Waarom vertel ik dat? Omdat ik het leuk vind, maar ook omdat tegenwoordig zoiets niet meer gebeurt. Vraaggesprekken à deux met politici zijn er bijna niet meer.
Jan Tromp vertelde in zijn stuk dat zijn collega Max van Weezel, ook zo’n gepokt en gemazelde vakman, een keer een interviewafspraak had met een bewindspersoon. Bij binnenkomst zat er acht man! Voorlichter, politiek adviseur, een (vermomde) spindoctor, en nog wat van dat volk. Aanwezig om allerlei onwelgevallige passages te voorkomen of te schrappen.

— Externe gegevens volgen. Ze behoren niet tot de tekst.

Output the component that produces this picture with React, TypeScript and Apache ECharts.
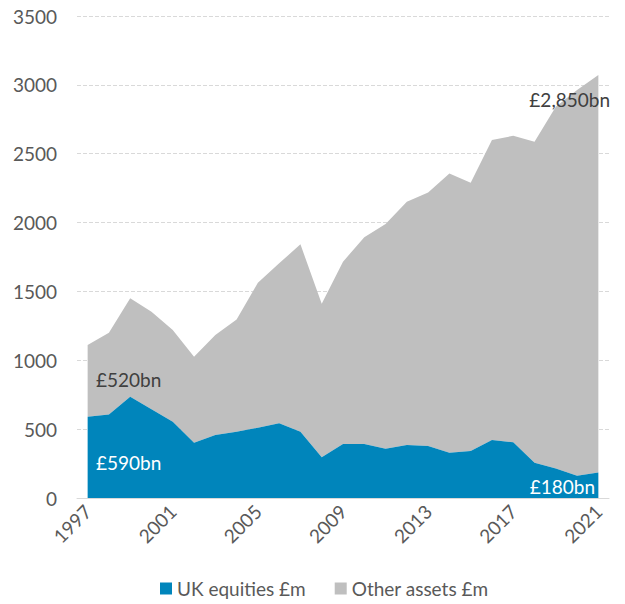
import React, { useEffect, useRef } from "react";
import * as echarts from "echarts";

const years = [
  "1997", "1998", "1999", "2000", "2001", "2002", "2003", "2004", "2005",
  "2006", "2007", "2008", "2009", "2010", "2011", "2012", "2013", "2014",
  "2015", "2016", "2017", "2018", "2019", "2020", "2021",
];
const ukEquities = [
  590, 607, 735, 644, 554, 402, 457, 481, 511, 542, 481, 295, 392, 392, 358,
  385, 378, 329, 341, 421, 404, 256, 215, 162, 186,
];
const totals = [
  1111, 1200, 1450, 1353, 1220, 1026, 1183, 1297, 1563, 1704, 1842, 1410,
  1716, 1893, 1989, 2151, 2219, 2357, 2289, 2599, 2630, 2587, 2841, 2962, 3071,
];
const otherAssets = totals.map((t, i) => t - ukEquities[i]);

const BLUE = "#0085BB";
const GREY = "#BFBFBF";
const FONT = "Lato, 'Open Sans', sans-serif";
const FS = 19;

export default function App() {
  const ref = useRef<HTMLDivElement>(null);
  useEffect(() => {
    document.body.style.margin = "0";
    if (!ref.current) return;
    const chart = echarts.init(ref.current, undefined, { renderer: "svg" });
    chart.setOption({
      animation: false,
      textStyle: { fontFamily: FONT },
      grid: { left: 77, right: 16, top: 16, bottom: 106, containLabel: false },
      legend: {
        left: 160,
        top: 579,
        padding: 0,
        icon: "rect",
        itemWidth: 12,
        itemHeight: 12,
        itemGap: 29,
        textStyle: { fontSize: FS, color: "#595959", fontFamily: FONT },
        data: ["UK equities £m", "Other assets £m"],
      },
      xAxis: {
        type: "category",
        data: years,
        boundaryGap: true,
        axisLine: { show: true, lineStyle: { color: "#D9D9D9", width: 1 } },
        axisTick: { show: false },
        axisLabel: {
          interval: 3,
          rotate: 45,
          margin: 10,
          fontSize: FS,
          color: "#595959",
          fontFamily: FONT,
        },
      },
      yAxis: {
        type: "value",
        min: 0,
        max: 3500,
        interval: 500,
        axisLine: { show: false },
        axisTick: { show: false },
        axisLabel: {
          fontSize: FS,
          color: "#595959",
          margin: 20,
          fontFamily: FONT,
          formatter: (v: number) => String(v),
        },
        splitLine: { lineStyle: { color: "#D9D9D9", type: [4, 2], width: 1 } },
      },
      series: [
        {
          name: "UK equities £m",
          type: "line",
          stack: "total",
          data: ukEquities,
          symbol: "none",
          lineStyle: { width: 0 },
          areaStyle: { color: BLUE, opacity: 1 },
          itemStyle: { color: BLUE },
          z: 3,
        },
        {
          name: "Other assets £m",
          type: "line",
          stack: "total",
          data: otherAssets,
          symbol: "none",
          lineStyle: { width: 0 },
          areaStyle: { color: GREY, opacity: 1 },
          itemStyle: { color: GREY },
          z: 2,
        },
      ],
      graphic: [
        {
          type: "text",
          left: 96,
          top: 370,
          z: 10,
          style: { text: "£520bn", fontSize: FS, fill: "#404040", fontFamily: FONT },
        },
        {
          type: "text",
          left: 96,
          top: 453,
          z: 10,
          style: { text: "£590bn", fontSize: FS, fill: "#FFFFFF", fontFamily: FONT },
        },
        {
          type: "text",
          right: 30,
          top: 477,
          z: 10,
          style: { text: "£180bn", fontSize: FS, fill: "#FFFFFF", fontFamily: FONT },
        },
        {
          type: "text",
          right: 15,
          top: 90,
          z: 10,
          style: { text: "£2,850bn", fontSize: FS, fill: "#404040", fontFamily: FONT },
        },
      ],
    });
    return () => chart.dispose();
  }, []);
  return <div ref={ref} style={{ width: 625, height: 604 }} />;
}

Een jong en pienter journalist, Pepijn van den Brink, vertelde mij een paar jaar terug dat hij Job Cohen geïnterviewd had. Die deed allerlei interessante uitspraken. Pepijn moest zijn stukje eerst voorleggen aan Cohen’s voorlichter. Het stuk kwam terug. Alle interessante uitspraken waren geschrapt! Dat kan toch niet.
Conclusie: journalisten moeten hun vak verstaan, zich niet laten inpakken. Politici moeten hun clan van zich afslaan en van een interview een echt tweegesprek maken, met als adagium: wat gezegd is, is gezegd.